"I'd just as soon be hung for a cow as for a calf," my father is fond of saying. He says this in the spirit of "go big or go home," of course; there is not a lot of livestock theft in the Newfoundland suburbs. The real meaning behind the phrase is that when the risk is no greater, why not double down on the potential reward? If your video store charges a flat penalty of a dollar for not returning an item on time, why not keep it two more days?
The problem, of course, is that the risk is often greater for transgressions more conspicuous. Drive five kilometers over the limit, and a cop will wave you by; drive twenty more, and you are sure to get a ticket.

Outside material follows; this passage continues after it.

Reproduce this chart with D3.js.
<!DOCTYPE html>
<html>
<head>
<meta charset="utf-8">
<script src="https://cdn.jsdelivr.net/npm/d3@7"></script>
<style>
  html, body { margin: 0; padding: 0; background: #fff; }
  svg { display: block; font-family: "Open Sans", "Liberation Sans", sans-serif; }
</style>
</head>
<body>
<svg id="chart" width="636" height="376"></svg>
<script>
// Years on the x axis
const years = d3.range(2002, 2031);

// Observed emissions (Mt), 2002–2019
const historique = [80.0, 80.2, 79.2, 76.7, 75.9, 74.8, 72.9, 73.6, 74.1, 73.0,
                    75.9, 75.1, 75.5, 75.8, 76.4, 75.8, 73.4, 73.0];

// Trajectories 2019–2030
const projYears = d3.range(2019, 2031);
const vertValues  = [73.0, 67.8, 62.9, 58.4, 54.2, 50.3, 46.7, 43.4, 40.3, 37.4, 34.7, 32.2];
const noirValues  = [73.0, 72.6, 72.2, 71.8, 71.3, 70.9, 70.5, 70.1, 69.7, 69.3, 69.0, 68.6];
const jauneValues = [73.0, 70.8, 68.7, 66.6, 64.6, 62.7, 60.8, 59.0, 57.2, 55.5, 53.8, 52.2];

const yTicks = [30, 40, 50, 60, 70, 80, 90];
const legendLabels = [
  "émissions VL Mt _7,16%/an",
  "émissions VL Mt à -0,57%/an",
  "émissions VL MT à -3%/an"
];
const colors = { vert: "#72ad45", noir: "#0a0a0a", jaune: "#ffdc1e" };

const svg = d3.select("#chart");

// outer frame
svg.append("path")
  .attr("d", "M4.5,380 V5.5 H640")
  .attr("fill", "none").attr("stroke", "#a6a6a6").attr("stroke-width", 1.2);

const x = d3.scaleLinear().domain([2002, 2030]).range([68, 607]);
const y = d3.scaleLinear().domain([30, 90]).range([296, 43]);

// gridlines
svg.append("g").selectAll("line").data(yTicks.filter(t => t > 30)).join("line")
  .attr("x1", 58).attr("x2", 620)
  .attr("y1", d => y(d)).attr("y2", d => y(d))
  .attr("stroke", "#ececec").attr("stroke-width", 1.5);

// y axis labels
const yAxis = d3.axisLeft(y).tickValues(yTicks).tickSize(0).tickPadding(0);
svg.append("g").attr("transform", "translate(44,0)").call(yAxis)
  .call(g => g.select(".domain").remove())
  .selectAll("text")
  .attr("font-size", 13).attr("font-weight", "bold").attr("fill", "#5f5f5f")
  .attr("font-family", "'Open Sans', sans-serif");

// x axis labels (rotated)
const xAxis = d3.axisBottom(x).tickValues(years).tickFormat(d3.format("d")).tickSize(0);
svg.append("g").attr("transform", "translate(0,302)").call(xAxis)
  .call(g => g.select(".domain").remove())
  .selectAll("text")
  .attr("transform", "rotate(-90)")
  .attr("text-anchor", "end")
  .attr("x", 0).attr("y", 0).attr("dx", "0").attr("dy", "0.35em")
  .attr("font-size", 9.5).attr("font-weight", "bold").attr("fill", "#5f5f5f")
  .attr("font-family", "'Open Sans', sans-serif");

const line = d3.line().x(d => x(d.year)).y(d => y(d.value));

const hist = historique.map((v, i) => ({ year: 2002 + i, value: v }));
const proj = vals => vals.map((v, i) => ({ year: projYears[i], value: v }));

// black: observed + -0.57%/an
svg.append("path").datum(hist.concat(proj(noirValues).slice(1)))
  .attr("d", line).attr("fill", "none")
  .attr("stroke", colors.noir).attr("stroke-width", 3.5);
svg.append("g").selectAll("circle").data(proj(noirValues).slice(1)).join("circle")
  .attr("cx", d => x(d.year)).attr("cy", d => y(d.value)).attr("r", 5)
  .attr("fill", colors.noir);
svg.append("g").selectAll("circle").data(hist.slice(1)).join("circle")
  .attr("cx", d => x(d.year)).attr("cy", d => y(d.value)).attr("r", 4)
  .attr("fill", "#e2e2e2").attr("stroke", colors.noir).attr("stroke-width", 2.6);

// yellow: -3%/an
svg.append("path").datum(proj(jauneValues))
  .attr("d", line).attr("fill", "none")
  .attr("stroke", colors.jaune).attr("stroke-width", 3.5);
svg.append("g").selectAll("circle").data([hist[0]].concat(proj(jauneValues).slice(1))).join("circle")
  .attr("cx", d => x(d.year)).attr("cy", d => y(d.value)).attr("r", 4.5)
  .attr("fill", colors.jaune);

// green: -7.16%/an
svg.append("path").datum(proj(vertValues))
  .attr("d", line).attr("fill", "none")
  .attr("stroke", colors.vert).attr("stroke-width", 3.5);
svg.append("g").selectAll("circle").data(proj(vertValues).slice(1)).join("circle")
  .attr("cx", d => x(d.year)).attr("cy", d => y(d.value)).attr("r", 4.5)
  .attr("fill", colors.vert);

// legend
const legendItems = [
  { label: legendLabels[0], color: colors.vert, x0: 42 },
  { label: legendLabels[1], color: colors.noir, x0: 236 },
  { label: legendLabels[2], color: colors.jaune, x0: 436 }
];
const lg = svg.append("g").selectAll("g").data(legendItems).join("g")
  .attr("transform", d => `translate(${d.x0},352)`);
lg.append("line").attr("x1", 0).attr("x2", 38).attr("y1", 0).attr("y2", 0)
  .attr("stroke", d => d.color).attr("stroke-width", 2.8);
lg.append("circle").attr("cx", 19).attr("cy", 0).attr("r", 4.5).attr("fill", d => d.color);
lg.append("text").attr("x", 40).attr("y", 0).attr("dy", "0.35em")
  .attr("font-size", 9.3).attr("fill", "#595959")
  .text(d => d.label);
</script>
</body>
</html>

I could not help but think of this very thing as innocent Iranian protesters were being shot in the street last week. What began as a certain landslide for Mahmoud Ahmadinejad apparently tightened as the vote neared, and then anger erupted as the incumbent was returned with nearly two-thirds of the vote. Some districts returned more ballots than they had registered voters. Recounts have only widened Ahmadinejad's margin.

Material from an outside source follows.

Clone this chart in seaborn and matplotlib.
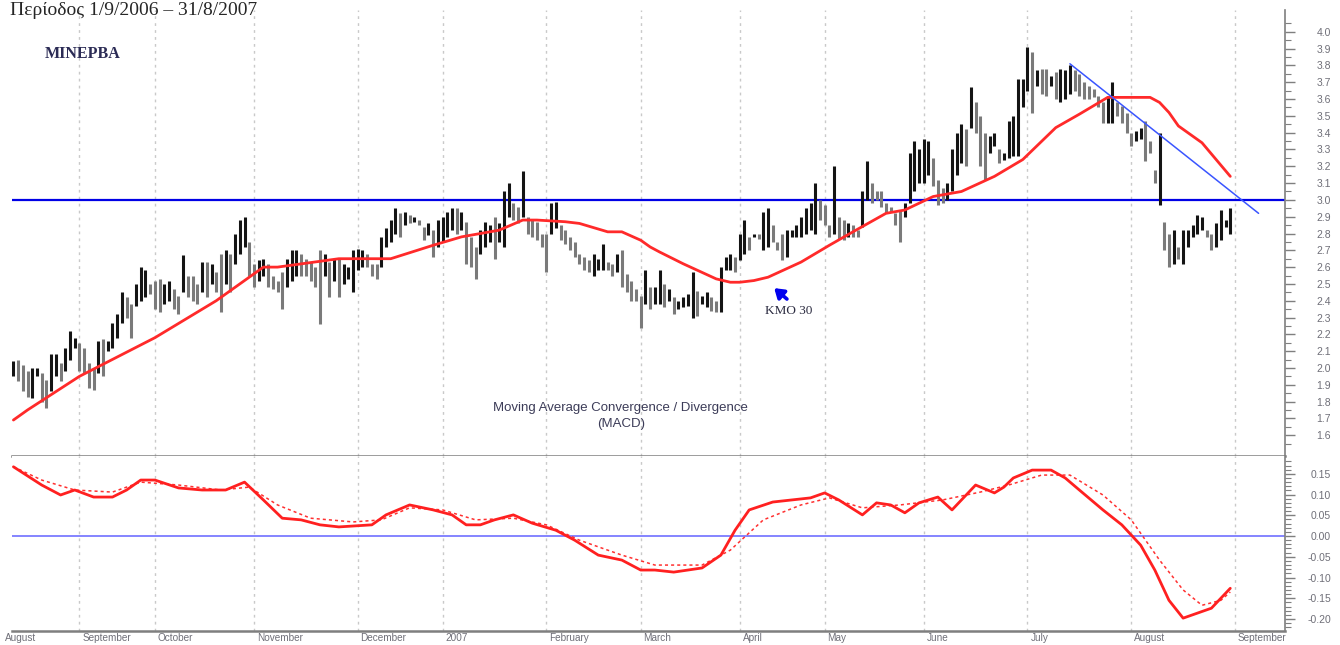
import numpy as np
import pandas as pd
import matplotlib
matplotlib.use("Agg")
import matplotlib.pyplot as plt
import seaborn as sns

# Daily high / low of the share price, trading day index 0 .. 258 (mid Aug 2006 - end Aug 2007)
highs = [
    2.04, 2.05, 2.02, 1.98, 2.00, 2.00, 1.97, 1.93, 2.08, 2.08,
    2.03, 2.12, 2.22, 2.18, 2.15, 2.12, 2.03, 2.00, 2.16, 2.17,
    2.16, 2.27, 2.32, 2.45, 2.42, 2.38, 2.50, 2.60, 2.58, 2.50,
    2.52, 2.53, 2.50, 2.52, 2.47, 2.43, 2.67, 2.55, 2.55, 2.50,
    2.63, 2.63, 2.62, 2.57, 2.68, 2.70, 2.68, 2.80, 2.88, 2.90,
    2.75, 2.62, 2.64, 2.65, 2.62, 2.55, 2.52, 2.57, 2.65, 2.70,
    2.70, 2.68, 2.65, 2.63, 2.60, 2.70, 2.68, 2.63, 2.65, 2.65,
    2.62, 2.60, 2.70, 2.71, 2.70, 2.68, 2.62, 2.62, 2.78, 2.83,
    2.88, 2.95, 2.92, 2.93, 2.91, 2.90, 2.88, 2.84, 2.86, 2.82,
    2.88, 2.90, 2.93, 2.95, 2.95, 2.93, 2.87, 2.78, 2.72, 2.82,
    2.87, 2.85, 2.90, 2.86, 3.05, 3.10, 2.98, 2.96, 3.17, 2.90,
    2.88, 2.87, 2.80, 2.80, 2.98, 2.99, 2.85, 2.82, 2.78, 2.75,
    2.68, 2.66, 2.64, 2.68, 2.65, 2.74, 2.63, 2.62, 2.68, 2.70,
    2.56, 2.52, 2.47, 2.43, 2.58, 2.48, 2.48, 2.58, 2.50, 2.47,
    2.42, 2.40, 2.42, 2.44, 2.57, 2.46, 2.43, 2.45, 2.42, 2.40,
    2.60, 2.66, 2.68, 2.66, 2.80, 2.88, 2.78, 2.80, 2.80, 2.93,
    2.95, 2.85, 2.75, 2.80, 2.82, 2.82, 2.85, 2.90, 2.95, 2.98,
    3.10, 3.00, 2.97, 2.85, 3.20, 2.90, 2.88, 2.86, 2.85, 2.82,
    3.05, 3.23, 3.10, 3.05, 3.05, 2.98, 2.96, 2.92, 2.94, 2.98,
    3.28, 3.35, 3.30, 3.36, 3.35, 3.25, 3.12, 3.07, 3.10, 3.30,
    3.40, 3.45, 3.42, 3.67, 3.58, 3.50, 3.40, 3.38, 3.40, 3.30,
    3.28, 3.47, 3.50, 3.72, 3.72, 3.91, 3.88, 3.77, 3.78, 3.78,
    3.74, 3.76, 3.78, 3.77, 3.80, 3.77, 3.75, 3.70, 3.68, 3.66,
    3.62, 3.58, 3.62, 3.70, 3.58, 3.56, 3.52, 3.40, 3.41, 3.43,
    3.47, 3.35, 3.18, 3.40, 2.87, 2.80, 2.82, 2.72, 2.82, 2.82,
    2.85, 2.91, 2.90, 2.82, 2.80, 2.86, 2.94, 2.88, 2.95,
]
lows = [
    1.95, 1.92, 1.86, 1.83, 1.82, 1.95, 1.80, 1.76, 1.86, 1.95,
    1.92, 1.98, 2.05, 2.12, 1.98, 1.97, 1.88, 1.87, 1.97, 1.95,
    2.10, 2.12, 2.18, 2.27, 2.30, 2.18, 2.37, 2.40, 2.42, 2.44,
    2.35, 2.33, 2.38, 2.40, 2.35, 2.32, 2.45, 2.42, 2.40, 2.38,
    2.45, 2.42, 2.50, 2.45, 2.33, 2.50, 2.45, 2.62, 2.68, 2.72,
    2.55, 2.48, 2.52, 2.55, 2.48, 2.47, 2.45, 2.35, 2.48, 2.52,
    2.55, 2.55, 2.55, 2.52, 2.48, 2.26, 2.55, 2.42, 2.52, 2.42,
    2.50, 2.53, 2.45, 2.58, 2.60, 2.60, 2.55, 2.53, 2.60, 2.72,
    2.75, 2.80, 2.78, 2.85, 2.86, 2.87, 2.85, 2.76, 2.79, 2.66,
    2.72, 2.75, 2.78, 2.82, 2.80, 2.82, 2.62, 2.60, 2.53, 2.68,
    2.72, 2.75, 2.65, 2.75, 2.72, 2.90, 2.88, 2.86, 2.90, 2.80,
    2.78, 2.76, 2.72, 2.57, 2.80, 2.83, 2.76, 2.74, 2.70, 2.66,
    2.62, 2.58, 2.57, 2.55, 2.58, 2.58, 2.58, 2.55, 2.57, 2.48,
    2.45, 2.40, 2.40, 2.24, 2.38, 2.35, 2.38, 2.38, 2.36, 2.40,
    2.32, 2.35, 2.36, 2.37, 2.30, 2.31, 2.38, 2.36, 2.34, 2.33,
    2.33, 2.58, 2.58, 2.57, 2.64, 2.68, 2.70, 2.78, 2.77, 2.70,
    2.72, 2.75, 2.70, 2.64, 2.66, 2.78, 2.78, 2.78, 2.80, 2.82,
    2.80, 2.88, 2.85, 2.78, 2.80, 2.77, 2.76, 2.78, 2.78, 2.78,
    2.84, 3.00, 2.98, 3.00, 2.96, 2.92, 2.93, 2.85, 2.75, 2.90,
    2.98, 3.05, 3.10, 3.10, 3.15, 3.08, 2.97, 2.98, 3.00, 3.05,
    3.15, 3.22, 3.20, 3.43, 3.40, 3.20, 3.12, 3.28, 3.32, 3.22,
    3.24, 3.25, 3.26, 3.26, 3.55, 3.65, 3.52, 3.68, 3.63, 3.62,
    3.68, 3.60, 3.58, 3.60, 3.63, 3.65, 3.62, 3.60, 3.60, 3.61,
    3.55, 3.46, 3.46, 3.46, 3.50, 3.46, 3.40, 3.32, 3.35, 3.36,
    3.23, 3.28, 3.10, 2.97, 2.70, 2.60, 2.62, 2.65, 2.62, 2.72,
    2.78, 2.80, 2.82, 2.78, 2.70, 2.72, 2.76, 2.84, 2.80,
]

# 30 day moving average (read at selected days)
ma_days = [0, 3, 14, 30, 43, 49, 53, 56, 69, 77, 80, 89, 95, 103, 108, 111, 117, 120,
           126, 129, 133, 135, 137, 142, 149, 152, 154, 157, 160, 167, 173, 178, 185, 189,
           195, 201, 208, 214, 221, 226, 232, 237, 241, 243, 245, 247, 252, 258]
ma_vals = [1.69, 1.75, 1.95, 2.18, 2.40, 2.52, 2.60, 2.60, 2.65, 2.65, 2.65, 2.73, 2.78,
           2.82, 2.88, 2.88, 2.87, 2.86, 2.81, 2.81, 2.76, 2.72, 2.69, 2.62, 2.53, 2.51,
           2.51, 2.52, 2.54, 2.63, 2.73, 2.81, 2.92, 2.94, 3.02, 3.05, 3.14, 3.24, 3.43,
           3.51, 3.61, 3.61, 3.61, 3.58, 3.52, 3.44, 3.34, 3.14]

# MACD line and its signal line
macd_days = [0, 6, 10, 13, 17, 21, 24, 27, 30, 35, 40, 45, 49, 53, 57, 61, 65, 69, 76, 79,
             84, 89, 93, 96, 99, 102, 106, 110, 115, 119, 124, 129, 133, 136, 140, 146, 150,
             153, 156, 161, 165, 169, 172, 175, 180, 183, 186, 189, 192, 196, 199, 201, 204,
             208, 210, 212, 216, 220, 223, 226, 231, 235, 239, 242, 245, 248, 251, 254, 258]
macd_vals = [0.167, 0.123, 0.099, 0.111, 0.094, 0.094, 0.111, 0.135, 0.135, 0.116, 0.111,
             0.111, 0.130, 0.087, 0.043, 0.039, 0.027, 0.022, 0.027, 0.051, 0.075, 0.063,
             0.051, 0.027, 0.027, 0.039, 0.051, 0.031, 0.014, -0.010, -0.046, -0.058,
             -0.082, -0.082, -0.087, -0.077, -0.046, 0.014, 0.063, 0.082, 0.087, 0.092,
             0.104, 0.087, 0.051, 0.080, 0.075, 0.056, 0.080, 0.094, 0.063, 0.087, 0.123,
             0.104, 0.118, 0.140, 0.159, 0.159, 0.140, 0.111, 0.063, 0.027, -0.022, -0.082,
             -0.155, -0.198, -0.186, -0.174, -0.126]
signal_days = [0, 6, 13, 21, 27, 35, 44, 50, 56, 63, 72, 78, 84, 91, 98, 106, 113, 120, 129,
               136, 146, 152, 159, 167, 173, 180, 188, 197, 205, 211, 218, 224, 231, 237,
               243, 248, 252, 256, 258]
signal_vals = [0.167, 0.135, 0.111, 0.106, 0.130, 0.123, 0.111, 0.118, 0.075, 0.043, 0.034,
               0.039, 0.068, 0.063, 0.039, 0.043, 0.027, -0.010, -0.046, -0.070, -0.070,
               -0.034, 0.039, 0.075, 0.092, 0.068, 0.075, 0.087, 0.106, 0.123, 0.147, 0.147,
               0.099, 0.039, -0.058, -0.130, -0.167, -0.155, -0.135]

# downtrend line drawn on the chart
trend_days = [224, 264]
trend_vals = [3.81, 2.92]

month_days = [14, 30, 51, 73, 91, 113, 133, 154, 172, 193, 215, 237, 259]
month_labels = ["September", "October", "November", "December", "2007", "February",
                "March", "April", "May", "June", "July", "August", "September"]

W, H = 1340, 645
sns.set_style("white")
plt.rcParams["font.family"] = ["Liberation Sans", "DejaVu Sans"]

fig = plt.figure(figsize=(W / 100, H / 100), dpi=100)
ax = fig.add_axes([12 / W, (H - 456) / H, (1285 - 12) / W, (456 - 10) / H])
ax2 = fig.add_axes([12 / W, (H - 631) / H, (1285 - 12) / W, (631 - 456) / H], sharex=ax)

days = np.arange(len(highs))
df = pd.DataFrame({"day": days, "high": highs, "low": lows})
mid = (df["high"] + df["low"]) / 2
bar_colors = np.where(mid.diff().fillna(0) < 0, "#7a7a7a", "#141414")

axis_grey = "#7f7f7f"
label_grey = "#6f6f78"

for a in (ax, ax2):
    for m in month_days:
        a.axvline(m, color="#c9c9c9", lw=1, ls=(0, (2, 3)), zorder=0)
    for s in ["top", "left"]:
        a.spines[s].set_visible(False)
    a.spines["right"].set_color(axis_grey)
    a.spines["right"].set_linewidth(1.2)
    a.spines["bottom"].set_color(axis_grey)
    a.spines["bottom"].set_linewidth(1.8)
    a.yaxis.tick_right()
    a.tick_params(axis="y", which="major", direction="out", length=7, width=1,
                  color=axis_grey, labelsize=7.5, labelcolor=label_grey, pad=26)
    a.tick_params(axis="y", which="minor", direction="out", length=4, width=0.8,
                  color=axis_grey)

# price panel
ax.vlines(df["day"], df["low"], df["high"], colors=bar_colors, lw=2.2, zorder=3)
sns.lineplot(x=ma_days, y=ma_vals, ax=ax, color="#ff2a2a", lw=2, sort=False, zorder=4)
ax.axhline(3.0, color="#0000e6", lw=1.6, zorder=2)
sns.lineplot(x=trend_days, y=trend_vals, ax=ax, color="#3a55ff", lw=1.1, zorder=4)
ax.set_ylim(1.476, 4.13)
price_ticks = np.round(np.arange(1.6, 4.01, 0.1), 1)
ax.set_yticks(price_ticks)
ax.set_yticklabels([f"{v:.1f}" for v in price_ticks], ha="right")
ax.set_yticks(np.arange(1.55, 4.1, 0.05), minor=True)
ax.tick_params(axis="x", which="both", bottom=False, labelbottom=False)
ax.set_xlabel("")
ax.set_ylabel("")

ax.text(14.6, 3.87, "ΜΙΝΕΡΒΑ", family=["Liberation Serif"], fontsize=11.5, fontweight="bold",
        color="#2b2b55", ha="center", va="center")
ax.annotate("", xy=(161.3, 2.475), xytext=(164.0, 2.41),
            arrowprops=dict(arrowstyle="-|>,head_width=0.3,head_length=0.45",
                            color="#0000ee", lw=2.6, shrinkA=0, shrinkB=0,
                            mutation_scale=12))
ax.text(164.3, 2.34, "ΚΜΟ 30", family=["Liberation Serif"], fontsize=9.5,
        color="#2b2b40", ha="center", va="center")
ax.text(128.8, 1.76, "Moving Average Convergence / Divergence", fontsize=9.5,
        color="#3c3c58", ha="center", va="center")
ax.text(128.8, 1.665, "(MACD)", fontsize=9.5, color="#3c3c58", ha="center", va="center")

# MACD panel
ax2.axhline(0, color="#7070ff", lw=1.2, zorder=2)
sns.lineplot(x=signal_days, y=signal_vals, ax=ax2, color="#ff3030", lw=1.1,
             ls=(0, (2, 2)), zorder=3)
sns.lineplot(x=macd_days, y=macd_vals, ax=ax2, color="#ff2020", lw=2, zorder=4)
ax2.set_ylim(-0.229, 0.193)
macd_ticks = np.round(np.arange(-0.20, 0.151, 0.05), 2)
ax2.set_yticks(macd_ticks)
ax2.set_yticklabels([f"{abs(v):.2f}" if abs(v) < 1e-9 else f"{v:.2f}" for v in macd_ticks],
                    ha="right")
ax2.set_yticks(np.round(np.arange(-0.22, 0.19, 0.01), 2), minor=True)
ax2.set_xlim(-0.3, 269.6)
ax2.set_xticks(month_days)
ax2.set_xticks(np.arange(4, 270, 5), minor=True)
ax2.tick_params(axis="x", which="major", direction="out", length=6, color=axis_grey,
                labelbottom=False)
ax2.tick_params(axis="x", which="minor", direction="out", length=4, color=axis_grey)
ax2.set_xlabel("")
ax2.set_ylabel("")

# month names along the bottom
for d, lab in zip([-2.4] + month_days, ["August"] + month_labels):
    ax2.text(d + 0.6, -0.2455, lab, fontsize=7.2, color=label_grey, ha="left",
             va="center", clip_on=False)

fig.text(10 / W, 1 - 15 / H, "Περίοδος 1/9/2006 – 31/8/2007", family=["Liberation Serif"],
         fontsize=14, ha="left", va="baseline")

fig.savefig("out.png", dpi=100, facecolor="white")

I will assume that Mirhossein Mousavi won that election. Why else would Iran refuse to demonstrate to its citizens, and to the world at large, that it was fair? But if the results were doctored to benefit Ahmadinejad, why did the Iranian establishment have to give him such an unbelievable percentage of votes cast? Might opposition leaders have accepted that they lost by two or three points and shrugged in resignation? Perhaps not, but you cannot help but conclude that the audaciousness of the fraud came back to haunt the hucksters.
It is the same with academic offenses. Cheaters on assignments seem never satisfied with a purloined fact or two: student miscreants will cut and paste huge sections from the internet, drawing attention to themselves. But, unlike the scenario my father often imagined, the penalty is far more harsh as the transgressions grow more bold.